Task to complete → Emit a verbatim copy of the lines below from the line with "Recreate this image" through the line with "ax.bar(x, valeurs, width=w, color=couleurs, zorder=3)", excluding pictures and everything outside that range.

Record extracts →
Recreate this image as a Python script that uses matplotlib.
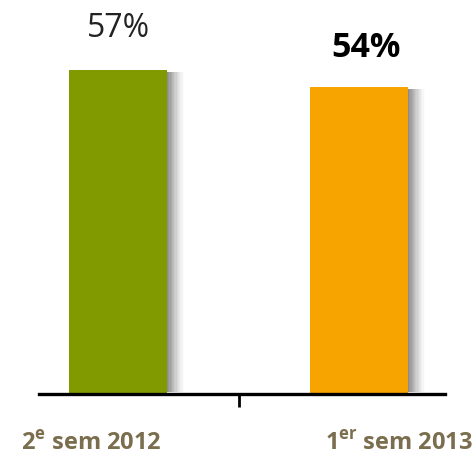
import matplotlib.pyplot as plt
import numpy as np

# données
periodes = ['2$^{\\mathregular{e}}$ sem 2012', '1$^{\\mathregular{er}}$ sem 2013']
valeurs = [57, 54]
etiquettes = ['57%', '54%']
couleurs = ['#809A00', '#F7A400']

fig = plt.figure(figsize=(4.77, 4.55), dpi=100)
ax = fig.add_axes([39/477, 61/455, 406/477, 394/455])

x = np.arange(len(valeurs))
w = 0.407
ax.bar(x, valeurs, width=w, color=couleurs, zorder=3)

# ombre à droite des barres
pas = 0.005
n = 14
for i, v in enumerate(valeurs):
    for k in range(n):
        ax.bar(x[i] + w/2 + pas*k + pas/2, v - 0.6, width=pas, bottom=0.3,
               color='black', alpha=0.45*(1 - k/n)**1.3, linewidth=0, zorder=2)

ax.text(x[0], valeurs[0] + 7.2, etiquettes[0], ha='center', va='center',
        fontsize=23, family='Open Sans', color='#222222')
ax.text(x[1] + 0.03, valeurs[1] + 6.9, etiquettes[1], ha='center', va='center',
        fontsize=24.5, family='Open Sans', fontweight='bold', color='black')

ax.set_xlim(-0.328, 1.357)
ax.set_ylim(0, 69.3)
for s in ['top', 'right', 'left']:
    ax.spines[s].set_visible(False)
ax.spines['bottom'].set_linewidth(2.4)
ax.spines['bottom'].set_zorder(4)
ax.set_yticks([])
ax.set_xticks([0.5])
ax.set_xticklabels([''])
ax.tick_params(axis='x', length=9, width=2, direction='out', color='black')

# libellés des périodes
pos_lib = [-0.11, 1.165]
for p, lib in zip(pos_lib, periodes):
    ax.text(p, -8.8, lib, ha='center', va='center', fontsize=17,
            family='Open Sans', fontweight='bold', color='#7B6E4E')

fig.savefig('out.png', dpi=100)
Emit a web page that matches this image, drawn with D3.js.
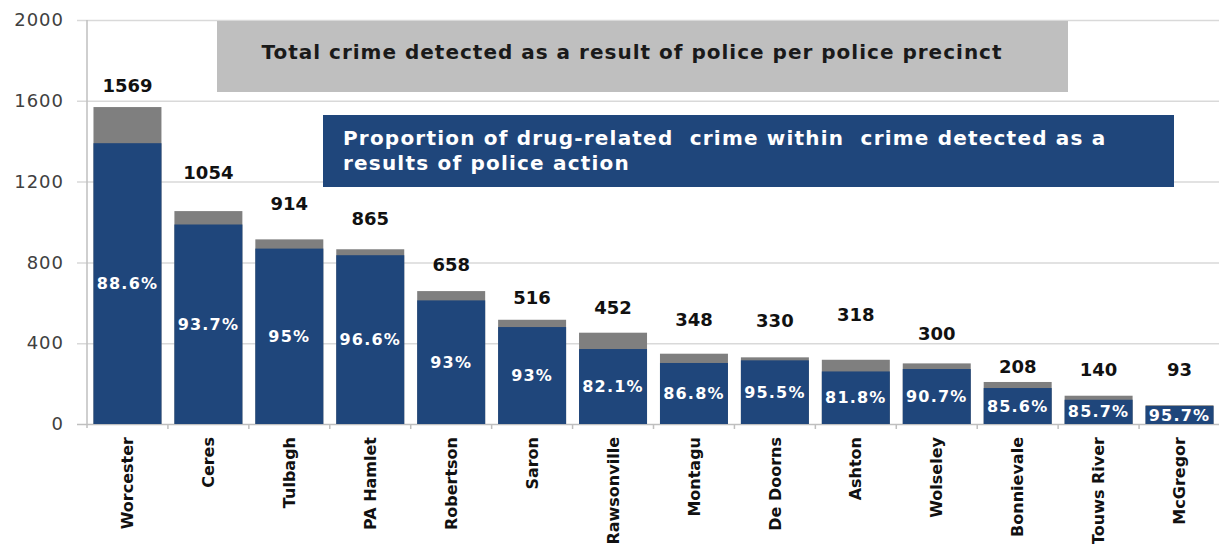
...
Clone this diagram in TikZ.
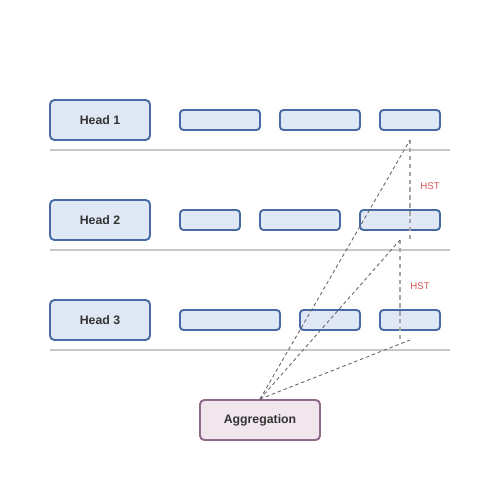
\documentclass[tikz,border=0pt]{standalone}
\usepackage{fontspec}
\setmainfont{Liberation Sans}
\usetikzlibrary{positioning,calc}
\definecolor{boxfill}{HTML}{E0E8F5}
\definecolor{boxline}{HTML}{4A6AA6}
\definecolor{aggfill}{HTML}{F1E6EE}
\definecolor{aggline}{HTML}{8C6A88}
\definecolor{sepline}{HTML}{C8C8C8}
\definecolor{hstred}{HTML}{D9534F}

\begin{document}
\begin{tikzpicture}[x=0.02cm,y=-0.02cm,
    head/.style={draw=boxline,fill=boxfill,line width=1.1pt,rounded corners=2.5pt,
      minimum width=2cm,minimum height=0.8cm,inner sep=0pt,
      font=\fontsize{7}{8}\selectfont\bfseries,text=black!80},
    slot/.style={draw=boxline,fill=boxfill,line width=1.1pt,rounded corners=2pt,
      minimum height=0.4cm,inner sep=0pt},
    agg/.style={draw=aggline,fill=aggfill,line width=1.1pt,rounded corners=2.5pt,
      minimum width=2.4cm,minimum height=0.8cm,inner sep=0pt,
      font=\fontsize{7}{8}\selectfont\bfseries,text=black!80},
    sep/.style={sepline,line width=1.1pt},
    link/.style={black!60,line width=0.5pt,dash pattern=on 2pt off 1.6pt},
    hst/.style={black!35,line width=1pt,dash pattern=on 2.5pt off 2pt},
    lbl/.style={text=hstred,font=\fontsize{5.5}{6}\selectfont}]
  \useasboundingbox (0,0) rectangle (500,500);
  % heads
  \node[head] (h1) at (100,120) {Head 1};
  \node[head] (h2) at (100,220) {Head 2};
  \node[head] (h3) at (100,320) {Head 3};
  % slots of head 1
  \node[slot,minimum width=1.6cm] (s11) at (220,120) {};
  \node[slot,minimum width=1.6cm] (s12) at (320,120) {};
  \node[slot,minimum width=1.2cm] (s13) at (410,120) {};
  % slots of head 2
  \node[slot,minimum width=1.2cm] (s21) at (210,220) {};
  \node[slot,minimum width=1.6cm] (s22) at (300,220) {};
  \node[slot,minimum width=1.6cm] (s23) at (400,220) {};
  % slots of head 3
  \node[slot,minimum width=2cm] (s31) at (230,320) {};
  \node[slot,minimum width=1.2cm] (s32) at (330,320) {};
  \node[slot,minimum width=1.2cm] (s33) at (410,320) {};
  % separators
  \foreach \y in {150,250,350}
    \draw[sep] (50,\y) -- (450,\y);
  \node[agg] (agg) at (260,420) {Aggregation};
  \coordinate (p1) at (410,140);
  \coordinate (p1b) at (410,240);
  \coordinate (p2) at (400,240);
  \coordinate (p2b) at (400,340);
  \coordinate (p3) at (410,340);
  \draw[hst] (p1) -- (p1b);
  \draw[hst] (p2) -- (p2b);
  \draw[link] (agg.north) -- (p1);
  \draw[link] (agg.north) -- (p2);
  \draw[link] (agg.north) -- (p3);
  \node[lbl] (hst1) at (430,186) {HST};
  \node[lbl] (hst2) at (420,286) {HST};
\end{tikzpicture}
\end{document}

Exercise answer →
Recreate this image as a Python script that uses matplotlib.
import matplotlib.pyplot as plt
import numpy as np

# données
periodes = ['2$^{\\mathregular{e}}$ sem 2012', '1$^{\\mathregular{er}}$ sem 2013']
valeurs = [57, 54]
etiquettes = ['57%', '54%']
couleurs = ['#809A00', '#F7A400']

fig = plt.figure(figsize=(4.77, 4.55), dpi=100)
ax = fig.add_axes([39/477, 61/455, 406/477, 394/455])

x = np.arange(len(valeurs))
w = 0.407
ax.bar(x, valeurs, width=w, color=couleurs, zorder=3)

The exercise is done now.